#### [Exercise directions]
Give the data below again exactly as it stands. Omit the pictures.

#### [Dataset content]

========

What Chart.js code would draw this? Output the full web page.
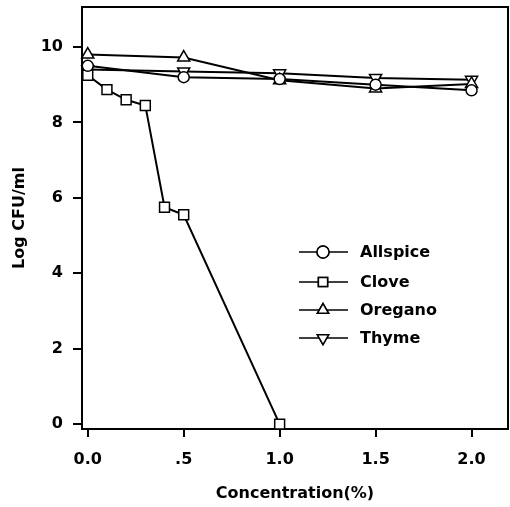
<!DOCTYPE html>
<html>
<head>
<meta charset="utf-8">
<script src="https://cdn.jsdelivr.net/npm/chart.js@4/dist/chart.umd.min.js"></script>
<style>
  html, body { margin: 0; padding: 0; background: #fff; }
  #wrap { width: 510px; height: 507px; }
</style>
</head>
<body>
<div id="wrap"><canvas id="grafico" width="510" height="507"></canvas></div>
<script>
// --- DATA ---
const concMain = [0, 0.5, 1.0, 1.5, 2.0];
const concClove = [0, 0.1, 0.2, 0.3, 0.4, 0.5, 1.0];
const allspice = [9.5, 9.2, 9.15, 9.0, 8.85];
const clove = [9.25, 8.87, 8.6, 8.45, 5.75, 5.55, 0];
const oregano = [9.8, 9.72, 9.12, 8.9, 9.02];
const thyme = [9.4, 9.35, 9.3, 9.18, 9.13];
const xTicks = [0, 0.5, 1.0, 1.5, 2.0];
const yTicks = [0, 2, 4, 6, 8, 10];

const FONT = { family: "'DejaVu Sans', sans-serif", size: 16, weight: "bold" };

function pares(xs, ys) {
  return xs.map((x, i) => ({ x, y: ys[i] }));
}

function serie(label, xs, ys, pointStyle, radius, rotation = 0) {
  return {
    label,
    data: pares(xs, ys),
    borderColor: "#000",
    borderWidth: 2,
    backgroundColor: "#fff",
    pointStyle,
    pointRadius: radius,
    pointRotation: rotation,
    pointBorderWidth: 1.5,
    pointBorderColor: "#000",
    pointBackgroundColor: "#fff",
    tension: 0,
    clip: false,
  };
}

const datasets = [
  serie("Allspice", concMain, allspice, "circle", 5.5),
  serie("Clove", concClove, clove, "rect", 7),
  serie("Oregano", concMain, oregano, "triangle", 7),
  serie("Thyme", concMain, thyme, "triangle", 7, 180),
];

// frame (top + right) and legend inside plot
const marco = {
  id: "marco",
  afterDraw(chart) {
    const { ctx, chartArea: a } = chart;
    ctx.save();
    ctx.strokeStyle = "#000";
    ctx.lineWidth = 2;
    ctx.beginPath();
    ctx.moveTo(a.left, a.top);
    ctx.lineTo(a.right, a.top);
    ctx.lineTo(a.right, a.bottom);
    ctx.stroke();

    const filas = [252, 282, 310, 338];
    datasets.forEach((ds, i) => {
      const y = filas[i];
      ctx.strokeStyle = "#000";
      ctx.lineWidth = 1.5;
      ctx.beginPath();
      ctx.moveTo(299, y);
      ctx.lineTo(348, y);
      ctx.stroke();
      ctx.fillStyle = "#fff";
      Chart.helpers.drawPoint(ctx, {
        pointStyle: ds.pointStyle,
        radius: ds.pointStyle === "circle" ? 6 : 6.5,
        rotation: ds.pointRotation,
        borderWidth: 1.5,
      }, 323, y);
      ctx.fill();
      ctx.stroke();
      ctx.fillStyle = "#000";
      ctx.font = "bold 16px 'DejaVu Sans', sans-serif";
      ctx.textAlign = "left";
      ctx.textBaseline = "middle";
      ctx.fillText(ds.label, 360, y + 1);
    });
    ctx.restore();
  },
};

new Chart(document.getElementById("grafico"), {
  type: "line",
  data: { datasets },
  options: {
    responsive: false,
    animation: false,
    devicePixelRatio: 1,
    layout: { autoPadding: false, padding: { top: 7, right: 2, left: 0, bottom: 0 } },
    plugins: { legend: { display: false }, tooltip: { enabled: false } },
    scales: {
      x: {
        type: "linear",
        min: -0.03,
        max: 2.19,
        afterBuildTicks: (s) => { s.ticks = xTicks.map(v => ({ value: v })); },
        afterFit: (s) => { s.height = 78; s.paddingLeft = 0; s.paddingRight = 0; },
        border: { display: true, color: "#000", width: 2 },
        grid: { drawOnChartArea: false, drawTicks: true, tickLength: 8, color: "#000", lineWidth: 2 },
        ticks: {
          color: "#000",
          font: FONT,
          padding: 13,
          maxRotation: 0,
          callback: (v) => (v === 0.5 ? ".5" : v.toFixed(1)),
        },
        title: { display: true, text: "Concentration(%)", color: "#000", font: FONT, padding: { top: 0, bottom: 4 } },
      },
      y: {
        min: -0.13,
        max: 11.06,
        afterBuildTicks: (s) => { s.ticks = yTicks.map(v => ({ value: v })); },
        afterFit: (s) => { s.width = 82; s.paddingTop = 0; s.paddingBottom = 0; },
        border: { display: true, color: "#000", width: 2 },
        grid: { drawOnChartArea: false, drawTicks: true, tickLength: 9, color: "#000", lineWidth: 2 },
        ticks: { color: "#000", font: FONT, padding: 10, callback: (v) => String(v) },
        title: { display: true, text: "Log CFU/ml", color: "#000", font: FONT, padding: { top: 10, bottom: 0 } },
      },
    },
  },
  plugins: [marco],
});
</script>
</body>
</html>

========

#### [Exercise solution]
What Chart.js code would draw this? Output the full web page.
<!DOCTYPE html>
<html>
<head>
<meta charset="utf-8">
<script src="https://cdn.jsdelivr.net/npm/chart.js@4/dist/chart.umd.min.js"></script>
<style>
  html, body { margin: 0; padding: 0; background: #fff; }
  #wrap { width: 510px; height: 507px; }
</style>
</head>
<body>
<div id="wrap"><canvas id="grafico" width="510" height="507"></canvas></div>
<script>
// --- DATA ---
const concMain = [0, 0.5, 1.0, 1.5, 2.0];
const concClove = [0, 0.1, 0.2, 0.3, 0.4, 0.5, 1.0];
const allspice = [9.5, 9.2, 9.15, 9.0, 8.85];
const clove = [9.25, 8.87, 8.6, 8.45, 5.75, 5.55, 0];
const oregano = [9.8, 9.72, 9.12, 8.9, 9.02];
const thyme = [9.4, 9.35, 9.3, 9.18, 9.13];
const xTicks = [0, 0.5, 1.0, 1.5, 2.0];
const yTicks = [0, 2, 4, 6, 8, 10];

const FONT = { family: "'DejaVu Sans', sans-serif", size: 16, weight: "bold" };

function pares(xs, ys) {
  return xs.map((x, i) => ({ x, y: ys[i] }));
}

function serie(label, xs, ys, pointStyle, radius, rotation = 0) {
  return {
    label,
    data: pares(xs, ys),
    borderColor: "#000",
    borderWidth: 2,
    backgroundColor: "#fff",
    pointStyle,
    pointRadius: radius,
    pointRotation: rotation,
    pointBorderWidth: 1.5,
    pointBorderColor: "#000",
    pointBackgroundColor: "#fff",
    tension: 0,
    clip: false,
  };
}

const datasets = [
  serie("Allspice", concMain, allspice, "circle", 5.5),
  serie("Clove", concClove, clove, "rect", 7),
  serie("Oregano", concMain, oregano, "triangle", 7),
  serie("Thyme", concMain, thyme, "triangle", 7, 180),
];

// frame (top + right) and legend inside plot
const marco = {
  id: "marco",
  afterDraw(chart) {
    const { ctx, chartArea: a } = chart;
    ctx.save();
    ctx.strokeStyle = "#000";
    ctx.lineWidth = 2;
    ctx.beginPath();
    ctx.moveTo(a.left, a.top);
    ctx.lineTo(a.right, a.top);
    ctx.lineTo(a.right, a.bottom);
    ctx.stroke();

    const filas = [252, 282, 310, 338];
    datasets.forEach((ds, i) => {
      const y = filas[i];
      ctx.strokeStyle = "#000";
      ctx.lineWidth = 1.5;
      ctx.beginPath();
      ctx.moveTo(299, y);
      ctx.lineTo(348, y);
      ctx.stroke();
      ctx.fillStyle = "#fff";
      Chart.helpers.drawPoint(ctx, {
        pointStyle: ds.pointStyle,
        radius: ds.pointStyle === "circle" ? 6 : 6.5,
        rotation: ds.pointRotation,
        borderWidth: 1.5,
      }, 323, y);
      ctx.fill();
      ctx.stroke();
      ctx.fillStyle = "#000";
      ctx.font = "bold 16px 'DejaVu Sans', sans-serif";
      ctx.textAlign = "left";
      ctx.textBaseline = "middle";
      ctx.fillText(ds.label, 360, y + 1);
    });
    ctx.restore();
  },
};

new Chart(document.getElementById("grafico"), {
  type: "line",
  data: { datasets },
  options: {
    responsive: false,
    animation: false,
    devicePixelRatio: 1,
    layout: { autoPadding: false, padding: { top: 7, right: 2, left: 0, bottom: 0 } },
    plugins: { legend: { display: false }, tooltip: { enabled: false } },
    scales: {
      x: {
        type: "linear",
        min: -0.03,
        max: 2.19,
        afterBuildTicks: (s) => { s.ticks = xTicks.map(v => ({ value: v })); },
        afterFit: (s) => { s.height = 78; s.paddingLeft = 0; s.paddingRight = 0; },
        border: { display: true, color: "#000", width: 2 },
        grid: { drawOnChartArea: false, drawTicks: true, tickLength: 8, color: "#000", lineWidth: 2 },
        ticks: {
          color: "#000",
          font: FONT,
          padding: 13,
          maxRotation: 0,
          callback: (v) => (v === 0.5 ? ".5" : v.toFixed(1)),
        },
        title: { display: true, text: "Concentration(%)", color: "#000", font: FONT, padding: { top: 0, bottom: 4 } },
      },
      y: {
        min: -0.13,
        max: 11.06,
        afterBuildTicks: (s) => { s.ticks = yTicks.map(v => ({ value: v })); },
        afterFit: (s) => { s.width = 82; s.paddingTop = 0; s.paddingBottom = 0; },
        border: { display: true, color: "#000", width: 2 },
        grid: { drawOnChartArea: false, drawTicks: true, tickLength: 9, color: "#000", lineWidth: 2 },
        ticks: { color: "#000", font: FONT, padding: 10, callback: (v) => String(v) },
        title: { display: true, text: "Log CFU/ml", color: "#000", font: FONT, padding: { top: 10, bottom: 0 } },
      },
    },
  },
  plugins: [marco],
});
</script>
</body>
</html>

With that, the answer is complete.